Though admittedly a cleaner heating fuel than oil or propane, Lambe said her group’s research on the use of LNG in other jurisdictions show the development and transportation costs won’t produce the savings that some people envision.

And she isn’t convinced LNG can stand on its own without “heavy subsidization from taxpayer money to make it feasible.”

Moreover, Lambe finds there’s also a public safety issue. Converting more buildings to use natural gas will put more tanker trucks containing flammable fuel on the road, she contends.

Though she doesn’t intend to lobby against the communities, Lambe advises them to look at alternatives and determine “what’s going to be the best long-term bang for their communities buck.”
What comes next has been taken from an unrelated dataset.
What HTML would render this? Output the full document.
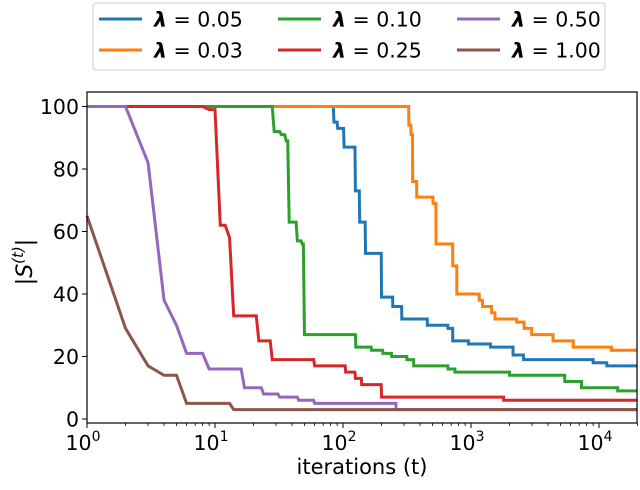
<!DOCTYPE html>
<html><head><meta charset="utf-8"><style>
body{margin:0;background:#fff;}
svg text{font-family:"DejaVu Sans","Liberation Sans",sans-serif;fill:#000;}
</style></head><body>
<svg id="chart" width="640" height="485" xmlns="http://www.w3.org/2000/svg"></svg>
<script>
const lambdas=["0.05","0.03","0.10","0.25","0.50","1.00"];
const colors=["#1f77b4","#ff7f0e","#2ca02c","#d62728","#9467bd","#8c564b"];
const tBlue=[1,85,91,102,125,135,150,200,245,288,456,660,720,955,1420,2130,2570,9000,11500];
const vBlue=[100,95,93,87,73,63,53,39,36,32,30,29,25,24,23,20.5,19,18,17];
const tOrange=[1,327,340,350,377,505,533,720,775,1160,1230,1450,1540,2275,2600,2980,4370,6300,12500];
const vOrange=[100,94,91,76,71,69,56,49,40,38,36,34,32,31,29,27,25,23,22];
const tGreen=[1,29,33,36,38,44,48,50,126,167,205,240,316,357,660,750,2000,5400,7300,14000];
const vGreen=[100,92,91,89,63,57,56,27,23,22,21,20,19,17,16,15,14,12,10,9];
const tRed=[1,9,11,13,14,22,28,60,105,125,140,200,1800];
const vRed=[100,99,62,58,33,25,19,17,15,13,11,7,6];
const tPurple=[1,3,4,5,6,9,17,24,32,45,60,260];
const vPurple=[100,82,38,30,21,16,10,8,7,6,5,3];
const tBrown=[1,2,3,4,6,14];
const vBrown=[65,29,17,14,5,3];
const yTicks=[0,20,40,60,80,100];
const xDecades=[0,1,2,3,4];
const tMax=20000;

const svg=document.getElementById('chart');
const NS="http://www.w3.org/2000/svg";
const L=87,R=637,T=92,B=423;
const xs=t=>L+Math.log10(t)*128;
const ys=v=>419-v*3.125;
function mk(tag,attrs,parent){const e=document.createElementNS(NS,tag);for(const k in attrs)e.setAttribute(k,attrs[k]);(parent||svg).appendChild(e);return e;}

const series=[[tBlue,vBlue],[tOrange,vOrange],[tGreen,vGreen],[tRed,vRed],[tPurple,vPurple],[tBrown,vBrown]];
const plot=mk('g',{});


series.forEach((s,i)=>{
  const ts=s[0],vs=s[1];
  let pts=[[xs(ts[0]),ys(vs[0])]];
  for(let k=1;k<ts.length;k++){
    const hold=Math.max(ts[k]-1,ts[k-1]);
    pts.push([xs(hold),ys(vs[k-1])]);
    pts.push([xs(ts[k]),ys(vs[k])]);
  }
  pts.push([xs(tMax),ys(vs[vs.length-1])]);
  const p=mk('polyline',{points:pts.map(p=>p[0].toFixed(2)+','+p[1].toFixed(2)).join(' '),fill:'none',stroke:colors[i],'stroke-width':3,'stroke-linejoin':'miter'},plot);
  
  
});

const frame=mk('rect',{x:L,y:T,width:R-L,height:B-T,fill:'none',stroke:'#000','stroke-width':1.2});



yTicks.forEach(v=>{
  const y=ys(v);
  const tk=mk('line',{x1:L-5,x2:L,y1:y,y2:y,stroke:'#000','stroke-width':1});
  
  
  const tx=mk('text',{x:L-8,y:y+7.5,'text-anchor':'end','font-size':20.5});
  tx.textContent=v;
  
  
});
xDecades.forEach(d=>{
  const x=xs(Math.pow(10,d));
  const tk=mk('line',{x1:x,x2:x,y1:B,y2:B+5,stroke:'#000','stroke-width':1});
  
  
  const tx=mk('text',{x:x-4,y:B+27,'text-anchor':'middle','font-size':20.5});
  tx.textContent='10';
  const sup=mk('tspan',{dy:-9,'font-size':14},tx);
  sup.textContent=d;
  
  
  for(let m=2;m<=9;m++){
    const t=m*Math.pow(10,d);
    if(t>tMax)break;
    const mt=mk('line',{x1:xs(t),x2:xs(t),y1:B,y2:B+3,stroke:'#000','stroke-width':0.8});
    
    
  }
});
const xl=mk('text',{x:362,y:474,'text-anchor':'middle','font-size':21});
xl.textContent='iterations (t)';


const yl=mk('text',{x:0,y:0,'text-anchor':'middle','font-size':22,transform:'translate(32,262) rotate(-90)'});
const yb=mk('tspan',{},yl);yb.textContent='|';
const ys1=mk('tspan',{'font-style':'italic'},yl);ys1.textContent='S';
const ysup=mk('tspan',{dy:-9,'font-size':15,'font-style':'italic'},yl);ysup.textContent='(t)';
const yend=mk('tspan',{dy:9},yl);yend.textContent='|';



const leg=mk('g',{});


const lb=mk('rect',{x:93,y:3,width:512,height:67,rx:3,fill:'#fff',stroke:'#ccc','stroke-width':1},leg);


const colX=[99,278,457],rowY=[19,50];
lambdas.forEach((lam,i)=>{
  const c=Math.floor(i/2),r=i%2;
  const ln=mk('line',{x1:colX[c],x2:colX[c]+43,y1:rowY[r],y2:rowY[r],stroke:colors[i],'stroke-width':3},leg);
  
  
  const tx=mk('text',{x:colX[c]+55,y:rowY[r]+7.5,'font-size':20.5},leg);
  const it=mk('tspan',{'font-style':'italic','font-weight':'bold'},tx);it.textContent='λ';
  const rest=mk('tspan',{},tx);rest.textContent=' = '+lam;
  
  
});
</script>
</body></html>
Applying modern wood-based heating solutions, she said, will not only greatly reduce home heating costs but will rejuvenate the local forestry sector, create long-term jobs and generate value-added spinoffs.

There’s been talk for years of creating a region-wide bioeconomy, but efforts have stalled because of regulatory barriers and the absence of any real public policy promoting its use.

The lack of access to Crown fiber, inadequate transmission capacity, and the costs associated with trucking forest slash to energy plants to heat entire communities have been huge stumbling blocks.

With the government’s support to be a catalyst for change, Lambe said those challenges would be addressed with the roll-out of her group’s Northern Ontario Bioeconomy Strategy, beginning with the revealing of several demonstration projects across the North sometime in early 2017.

The 13 “sweet spot” projects were supposed to be introduced at their biomass conference in North Bay in October, but government funders postponed the announcement to a later date.

She believes setting up supply chains for these projects this can be accomplished faster than setting up an LNG network.